Le contrat de prêt et les conditions particulières du PLS ont été émis le 1er avril 2011 et signés par l'ACSJ le 11 mai 2011, les contrats et conditions particulières des Pex Phare ont été émis le 5 juillet 2011 et signés par l'ACSJ le 3 août 2011.

En raison de la baisse des taux d'intérêts, l'ACSJ a souhaité effectuer un remboursement anticipé du capital restant sur les trois prêts et a formulé deux demandes en ce sens à la CDC, en février 2017 et octobre 2017, restées sans suite.

Le 13 mars 2019, la CDC a communiqué à l'ACSJ, à sa demande, la simulation chiffrée du remboursement anticipé des trois prêts au 1er avril 2019, à savoir :

- PLS : 50.260,57 euros

- Pex Phare n°1198622 : 580.124,60 euros (pour un capital restant dû de 1.639.820,29 euros)

- Pex Phare n°1198625 : 201.635,76 euros (pour un capital restant dû de 862.916,56 euros).
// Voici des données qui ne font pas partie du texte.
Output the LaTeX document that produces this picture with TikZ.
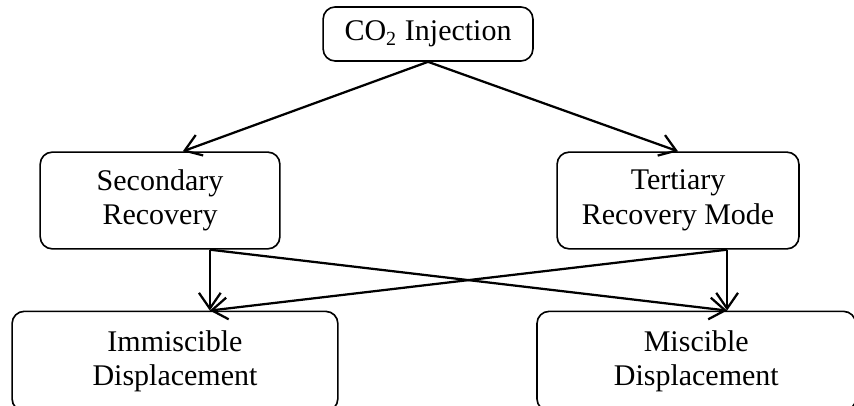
\documentclass[tikz,border=0pt]{standalone}
\usepackage{fontspec}
\setmainfont{Liberation Serif}
\usepackage{tikz}
\usetikzlibrary{arrows.meta,positioning}

\begin{document}
\begin{tikzpicture}[
    box/.style={draw, line width=0.65pt, rounded corners=0.17cm, align=center,
        font=\fontsize{12}{13.8}\selectfont},
    flow/.style={line width=0.9pt, -{Straight Barb[length=6.3pt,width=8.7pt]}}
]
    \useasboundingbox (0,0) rectangle (12.007,5.708);

    % top and middle level
    \node[box, minimum width=2.95cm, minimum height=0.76cm] (co2) at (6.018,5.230) {CO\textsubscript{2} Injection};
    \node[box, minimum width=3.37cm, minimum height=1.36cm] (sec) at (2.25,2.889) {Secondary\\Recovery};
    \node[box, minimum width=3.40cm, minimum height=1.36cm] (ter) at (9.533,2.889) {Tertiary\\Recovery Mode};

    % bottom level, partly outside the page
    \node[box, minimum width=4.58cm, minimum height=1.40cm] (imm) at (2.46,0.63) {Immiscible\\Displacement};
    \node[box, minimum width=4.48cm, minimum height=1.40cm] (mis) at (9.79,0.63) {Miscible\\Displacement};

    \coordinate (sec-out) at ([xshift=0.70cm]sec.south);
    \coordinate (ter-out) at ([xshift=0.69cm]ter.south);
    \coordinate (imm-in) at (sec-out |- imm.north);
    \coordinate (mis-in) at (ter-out |- mis.north);

    \draw[flow] (co2.south) -- ([xshift=0.32cm]sec.north);
    \draw[flow] (co2.south) -- (ter.north);

    \draw[flow] (sec-out) -- (imm-in);
    \draw[flow] (sec-out) -- (mis-in);
    \draw[flow] (ter-out) -- (mis-in);
    \draw[flow] (ter-out) -- (imm-in);
\end{tikzpicture}
\end{document}
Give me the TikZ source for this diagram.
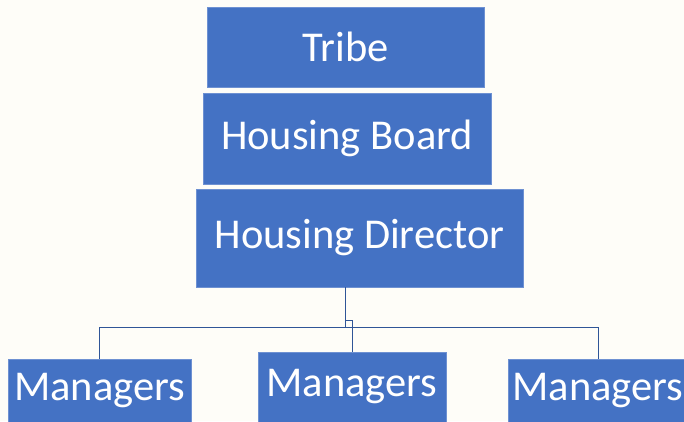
\documentclass[tikz,border=0pt]{standalone}
\usepackage{fontspec}
\setmainfont{Carlito}
\usepackage{tikz}
\usetikzlibrary{positioning}
\definecolor{pageColor}{RGB}{254, 253, 248}
\definecolor{boxFill}{RGB}{68, 114, 196}
\definecolor{boxEdge}{RGB}{110, 145, 210}
\definecolor{linkColor}{RGB}{47, 85, 151}
\tikzset{
    org_box/.style={
        rectangle,
        fill=boxFill,
        draw=boxEdge,
        line width=0.6pt,
        text=white,
        inner sep=0pt,
        font=\fontsize{42.5}{50}\selectfont
    },
    org_link/.style={
        draw=linkColor,
        line width=0.9pt
    }
}

\begin{document}
\begin{tikzpicture}[x=1pt, y=1pt]
    \fill[pageColor] (0,0) rectangle (684,421);
    \clip (0,0) rectangle (684,421);
    \useasboundingbox (0,0) rectangle (684,421);

    \node[org_box, minimum width=277, minimum height=80] (tribe) at (345.5,374) {Tribe};
    \node[org_box, minimum width=288, minimum height=91] (board) at (347,282.5) {Housing Board};
    \node[org_box, minimum width=327, minimum height=98] (director) at (359.5,183) {Housing Director};
    \node[org_box, minimum width=183, minimum height=64] (mgrA) at (99.5,30) {Managers};
    \node[org_box, minimum width=188, minimum height=70] (mgrB) at (352,34) {Managers};
    \node[org_box, minimum width=180, minimum height=64] (mgrC) at (598,30) {Managers};

    \coordinate (bus) at (345,94);

    \draw[org_link] (director.south -| bus) -- (bus);
    \draw[org_link] (mgrA.north) -- (mgrA.north |- bus) -- (mgrC.north |- bus) -- (mgrC.north);
    \draw[org_link] ([yshift=7pt]bus) -| (mgrB.north);
\end{tikzpicture}
\end{document}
La CDC a finalement accepté de ne pas conditionner le remboursement du prêt PLS au remboursement concomitant des prêts Pex Phare. Le remboursement du prêt PLS a été réalisé en février 2020.

En l'absence de réponse sur sa proposition concernant les prêts Pex Phare, l'ACSJ a envoyé le 7 mai 2020 une mise en demeure par LRAR à la CDC dans laquelle elle a demandé le remboursement des prêts Pex Phare en remettant en cause la validité du consentement à la clause contenue à l'article 3bis du prêt PLS (remboursement concomitant des trois prêts), en considérant nulle la clause concernant l'IRA des deux prêts Pex Phare et en proposant un accord sur la base d'une IRA égale à 6 mois pour chacun des trois prêts.

A défaut d'accord, l'ACSJ précisait qu'elle demanderait par voie contentieuse le remboursement anticipé sans indemnité, avec effet à la première date de demande, à savoir au 28 février 2017. La CDC lui a répondu le 3 juin 2020 que sa demande était sans fondement.

Le 15 mai 2020, l'ACSJ a envoyé un courrier à la CDC concernant un trop perçu d'intérêts du prêt PLS de 15.558,38 euros, resté sans suite.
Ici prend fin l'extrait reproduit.